A pointed summary of law’s effects is found in the above-linked WSJ article:
The Legal Arizona Workers Act requires employers to use a federal system called E-Verify to check employees’ legal status. It says the state can revoke charters or licenses from employers that repeatedly hire noncitizens lacking work permits. Signing the legislation in 2007, then-Gov. Janet Napolitano called it the “business death penalty.”
The Supreme Court’s decision adds fuel to the E-Verify debate, which we have discussed on this blog in exhausting detail. The E-Verify system is currently very confusing to contractors. Regulations previously promised to make it mandatory, and those were abandoned two or three times, with the system now being mostly voluntary. There are, however, exceptions, as it is required on certain federally funded projects, and on all projects in Mississippi, South Carolina, and Arizona. It is required on state projects in Utah, Colorado, Nebraska, Minnesota, Missouri, Georgia and North Carolina.

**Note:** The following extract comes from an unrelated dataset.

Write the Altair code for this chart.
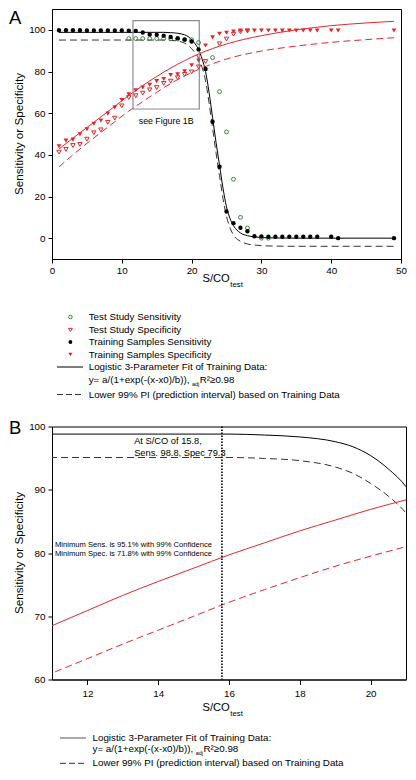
import altair as alt
import pandas as pd

FONT = "Liberation Sans"
RED = "#e4262c"
GREEN = "#3f7f3f"
DGRAY = "#333333"

# ---------------- values ----------------
# fitted sensitivity curve (solid black) and its lower 99% PI (dashed black)
sens_curve_x = [1, 5, 10, 14, 16, 17, 18, 19, 19.5, 20, 20.5, 21, 21.5, 22, 22.5, 23, 23.5,
                24, 24.5, 25, 25.5, 26, 27, 28, 29, 30, 32, 35, 40, 49]
sens_fit_y = [98.8, 98.8, 98.8, 98.8, 98.8, 98.65, 98.35, 97.6, 96.8, 95.4, 93.3, 90.5, 86.0,
              80.0, 70.0, 58.0, 46.0, 35.0, 24.0, 15.0, 9.5, 6.0, 2.5, 1.2, 0.6, 0.3, 0.1, 0.0, 0.0, 0.0]
sens_lo_y = [95.1, 95.1, 95.1, 95.1, 95.1, 94.95, 94.6, 93.6, 92.6, 91.0, 89.0, 86.3, 82.0,
             75.5, 65.0, 53.0, 41.0, 30.0, 19.0, 10.5, 5.0, 1.5, -1.5, -2.8, -3.3, -3.6, -3.8, -3.9, -3.9, -3.9]

# fitted specificity curve (solid red) and its lower 99% PI (dashed red)
spec_curve_x = [1, 3, 5, 7, 9, 11, 12, 13, 14, 15, 16, 17, 18, 19, 20, 21, 25, 30, 35, 40, 45, 49]
spec_fit_y = [42.8, 48.0, 53.1, 58.2, 63.3, 68.5, 70.9, 73.3, 75.5, 77.6, 79.7, 81.6, 83.5, 85.2,
              86.9, 88.4, 93.2, 97.2, 100.0, 102.0, 103.3, 104.1]
spec_lo_y = [34.2, 40.0, 45.5, 50.7, 55.9, 61.0, 63.3, 65.6, 67.8, 70.0, 72.2, 74.2, 76.1, 77.9,
             79.5, 81.0, 86.0, 89.8, 92.2, 94.0, 95.3, 96.2]

# Training samples sensitivity (filled black circles)
tr_sens_x = [1, 2, 3, 4, 5, 6, 7, 8, 9, 10, 11, 12, 13, 14, 15, 16, 17, 18, 19, 20, 21, 22, 23, 24,
             25, 26, 27, 28, 29, 30, 31, 32, 33, 34, 35, 36, 37, 38, 40, 41, 49]
tr_sens_y = [99.8, 99.8, 99.8, 99.8, 99.7, 99.7, 99.7, 99.7, 99.7, 99.7, 99.6, 99.5, 98.7, 97.8,
             97.6, 97.2, 96.6, 96.0, 95.3, 94.4, 90.6, 81.2, 55.9, 34.3, 12.8, 7.2, 5.0, 3.3, 0.9,
             0.8, 0.7, 0.7, 0.7, 0.7, 0.7, 0.7, 0.7, 0.7, 0.7, 0.0, 0.0]

# Test study sensitivity (open green circles)
te_sens_x = [11, 12, 13, 14, 15, 16, 17, 18, 19, 20, 21, 23, 24, 25, 26, 27, 28, 30, 31]
te_sens_y = [95.8, 95.8, 95.8, 95.8, 95.8, 95.8, 95.7, 95.6, 95.4, 95.2, 93.9, 86.7, 70.3, 51.0,
             28.3, 10.0, 4.9, 0.0, 0.0]

# Training samples specificity (filled red triangles)
tr_spec_x = [1, 2, 3, 4, 5, 6, 7, 8, 9, 10, 11, 12, 13, 14, 15, 16, 17, 18, 19, 20, 21, 22, 23, 24,
             25, 26, 27, 28, 29, 30, 31, 32, 33, 34, 35, 36, 37, 38, 40, 41, 49]
tr_spec_y = [44.1, 46.8, 47.3, 49.9, 52.3, 54.9, 56.5, 59.8, 62.8, 66.3, 69.0, 71.0, 72.3, 73.6,
             75.4, 76.4, 78.3, 78.6, 80.1, 83.0, 85.3, 92.5, 96.4, 98.1, 98.6, 99.2, 99.7, 99.7,
             99.6, 99.7, 99.7, 99.7, 99.6, 99.7, 99.7, 99.7, 99.7, 99.7, 99.7, 99.7, 99.7]

# Test study specificity (open red triangles)
te_spec_x = [1, 2, 3, 4, 5, 6, 7, 8, 9, 10, 11, 12, 13, 14, 15, 16, 17, 18, 19, 20, 21, 22,
             24, 25, 26, 27, 28]
te_spec_y = [41.3, 42.6, 44.5, 45.0, 47.5, 50.6, 52.0, 55.6, 57.6, 63.5, 67.5, 68.4, 69.6, 71.2,
             72.3, 74.3, 75.4, 77.0, 78.6, 79.8, 82.2, 84.8, 93.3, 95.6, 97.9, 99.0, 99.4]

# "see Figure 1B" box in panel A
box_x = [11.6, 21.1]
box_y = [62.0, 104.4]

# cut-off of panel B
cutoff = 15.8

legendA_labels = ["Test Study Sensitivity", "Test Study Specificity",
                  "Training Samples Sensitivity", "Training Samples Specificity"]
fit_label = "Logistic 3-Parameter Fit of Training Data:"
formula_main = "y= a/(1+exp(-(x-x0)/b)),"
formula_sub = "adj"
formula_end = "R\u00b2\u22650.98"
pi_label = "Lower 99% PI (prediction interval) based on Training Data"

# ---------------- helpers ----------------
WA, HA = 349, 250
WB, HB = 354, 253
LEFT = -43
LFS = 9.8  # legend font size


def df(xs, ys):
    return pd.DataFrame({"x": xs, "y": ys})


ONE = alt.Data(values=[{}])


def ptext(text, x, y, size=LFS, align="left", baseline="middle", angle=0, color="black"):
    return alt.Chart(ONE).mark_text(text=text, fontSize=size, font=FONT, align=align,
                                    baseline=baseline, angle=angle, color=color).encode(
        x=alt.value(x), y=alt.value(y))


def psym(shape, filled, color, x, y, size):
    return alt.Chart(ONE).mark_point(shape=shape, filled=filled, color=color, size=size,
                                     strokeWidth=1, opacity=1).encode(
        x=alt.value(x), y=alt.value(y))


def pline(x1, x2, y, color, dash=None, width=1):
    kw = dict(color=color, strokeWidth=width)
    if dash:
        kw["strokeDash"] = dash
    return alt.Chart(ONE).mark_rule(**kw).encode(x=alt.value(x1), x2=alt.value(x2), y=alt.value(y))


def enc_xy(xdom, xvals, ydom, yvals, tick_x, pad_x):
    ax = alt.Axis(values=xvals, title=None, grid=False, tickSize=tick_x, labelPadding=pad_x,
                  labelFlush=False)
    ay = alt.Axis(values=yvals, title=None, grid=False, tickSize=4, labelPadding=3)
    X = alt.X("x:Q", scale=alt.Scale(domain=xdom, nice=False, zero=False), axis=ax)
    Y = alt.Y("y:Q", scale=alt.Scale(domain=ydom, nice=False, zero=False), axis=ay)
    return X, Y


def curve(xs, ys, color, X, Y, dash=None):
    kw = dict(color=color, strokeWidth=1, interpolate="monotone", clip=True)
    if dash:
        kw["strokeDash"] = dash
    return alt.Chart(df(xs, ys)).mark_line(**kw).encode(x=X, y=Y)


def legend_fit(x_line0, x_line1, x_text, y_fit, y_form, y_pi, solid_color):
    return [
        pline(x_line0, x_line1, y_fit, solid_color),
        ptext(fit_label, x_text, y_fit),
        ptext(formula_main, x_text, y_form),
        ptext(formula_sub, x_text + 103.2, y_form + 4, size=5.5),
        ptext(formula_end, x_text + 111, y_form),
        pline(x_line0, x_line1, y_pi, DGRAY, dash=[6, 3]),
        ptext(pi_label, x_text, y_pi),
    ]


def xtitle(xend, y):
    return [ptext("S/CO", xend, y, size=11.2, align="right"),
            ptext("test", xend + 0.5, y + 6, size=7.8)]


# ---------------- panel A ----------------
XA, YA = enc_xy([0, 50], [0, 10, 20, 30, 40, 50], [-10, 110], [0, 20, 40, 60, 80, 100], 4, 2)

layersA = [
    curve(sens_curve_x, sens_fit_y, "black", XA, YA),
    curve(sens_curve_x, sens_lo_y, DGRAY, XA, YA, dash=[7, 4]),
    curve(spec_curve_x, spec_fit_y, RED, XA, YA),
    curve(spec_curve_x, spec_lo_y, RED, XA, YA, dash=[7, 4]),
    alt.Chart(pd.DataFrame({"x": [box_x[0]], "x2": [box_x[1]], "y": [box_y[0]], "y2": [box_y[1]]}))
    .mark_rect(fillOpacity=0, stroke="#8c8c8c", strokeWidth=1.2)
    .encode(x=XA, x2="x2:Q", y=YA, y2="y2:Q"),
    alt.Chart(pd.DataFrame({"x": [(box_x[0] + box_x[1]) / 2], "y": [56.3]}))
    .mark_text(text="see Figure 1B", fontSize=8.8, font=FONT, color="black")
    .encode(x=XA, y=YA),
    alt.Chart(df(te_sens_x, te_sens_y)).mark_point(shape="circle", filled=False, color=GREEN,
                                                  size=15, strokeWidth=1, opacity=1).encode(x=XA, y=YA),
    alt.Chart(df(te_spec_x, te_spec_y)).mark_point(shape="triangle-down", filled=False, color=RED,
                                                  size=19, strokeWidth=1, opacity=1).encode(x=XA, y=YA),
    alt.Chart(df(tr_sens_x, tr_sens_y)).mark_point(shape="circle", filled=True, color="black",
                                                  size=19, opacity=1).encode(x=XA, y=YA),
    alt.Chart(df(tr_spec_x, tr_spec_y)).mark_point(shape="triangle-down", filled=True, color=RED,
                                                  size=23, opacity=1).encode(x=XA, y=YA),
    ptext("A", LEFT, 0, size=18.5, baseline="top"),
    ptext("Sensitivity or Specificity", -33.5, HA / 2, size=11.7, align="center", angle=270),
]
layersA += xtitle(WA / 2 + 3.3, HA + 19.6)
symX, txtX = 18.4, 36.7
legA_y = [HA + 58, HA + 71, HA + 83, HA + 95.5]
layersA += [
    psym("circle", False, GREEN, symX, legA_y[0], 13),
    psym("triangle-down", False, RED, symX, legA_y[1], 15),
    psym("circle", True, "black", symX, legA_y[2], 15),
    psym("triangle-down", True, RED, symX, legA_y[3], 17),
]
for lab, yy in zip(legendA_labels, legA_y):
    layersA.append(ptext(lab, txtX, yy))
layersA += legend_fit(5, 31, txtX, HA + 108, HA + 120.8, HA + 135.5, "black")

panelA = alt.layer(*layersA).properties(width=WA, height=HA)

# ---------------- panel B ----------------
XB, YB = enc_xy([11, 21], [12, 14, 16, 18, 20], [60, 100], [60, 70, 80, 90, 100], 5, 3.5)

layersB = [
    curve(sens_curve_x, sens_fit_y, "black", XB, YB),
    curve(sens_curve_x, sens_lo_y, DGRAY, XB, YB, dash=[7, 4]),
    curve(spec_curve_x, spec_fit_y, RED, XB, YB),
    curve(spec_curve_x, spec_lo_y, RED, XB, YB, dash=[7, 4]),
    alt.Chart(pd.DataFrame({"x": [cutoff]})).mark_rule(color="black", strokeWidth=1.6,
                                                        strokeDash=[1.5, 1.5]).encode(x=XB),
    alt.Chart(pd.DataFrame({"x": [13.32, 13.32], "y": [97.7, 95.8],
                            "t": ["At S/CO of 15.8,", "Sens. 98.8, Spec 79.3"]}))
    .mark_text(fontSize=9.3, font=FONT, align="left", color="black")
    .encode(x=XB, y=YB, text="t:N"),
    alt.Chart(pd.DataFrame({"x": [15.52, 15.52], "y": [81.3, 79.8],
                            "t": ["Minimum Sens. is 95.1% with 99% Confidence",
                                  "Minimum Spec. is 71.8% with 99% Confidence"]}))
    .mark_text(fontSize=7.6, font=FONT, align="right", color="black")
    .encode(x=XB, y=YB, text="t:N"),
    ptext("B", LEFT, -8, size=18.5, baseline="top"),
    ptext("Sensitivity or Specificity", -33.5, HB / 2, size=11.7, align="center", angle=270),
]
layersB += xtitle(WB / 2 + 0.8, HB + 28.3)
layersB += legend_fit(8, 34, 40.5, HB + 58.5, HB + 69.2, HB + 83.8, "#555555")

panelB = alt.layer(*layersB).properties(width=WB, height=HB)

chart = (
    alt.vconcat(panelA, panelB, spacing=17.5)
    .properties(padding={"left": 0, "top": 0, "right": 0, "bottom": 0})
    .configure_view(stroke="black", strokeWidth=1)
    .configure_axis(labelFont=FONT, labelFontSize=9.8, labelColor="black", tickColor="black",
                    domainColor="black", domainWidth=1, tickWidth=1)
)

chart.save("out.html", embed_options={"renderer": "svg", "actions": False})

The consequences of not following the E-Verify requirements can be severe (see the AZ “death penalty” law), and unfortunately, most contractors are just flat-out confused about how to use the system, when to use it, and what to do when if something turns up about an employee when using it.
The USSC’s sanction of the AZ law demonstrates just how severe penalties for non-compliance can be, and it confirms that the federal government and states can fight illegal workers by penalizing the businesses for using illegal labor. State legislation and federal legislation targeting businesses is likely to follow this big decision. Ensure you don’t get penalized by getting informed and active with the E-Verify program immediately.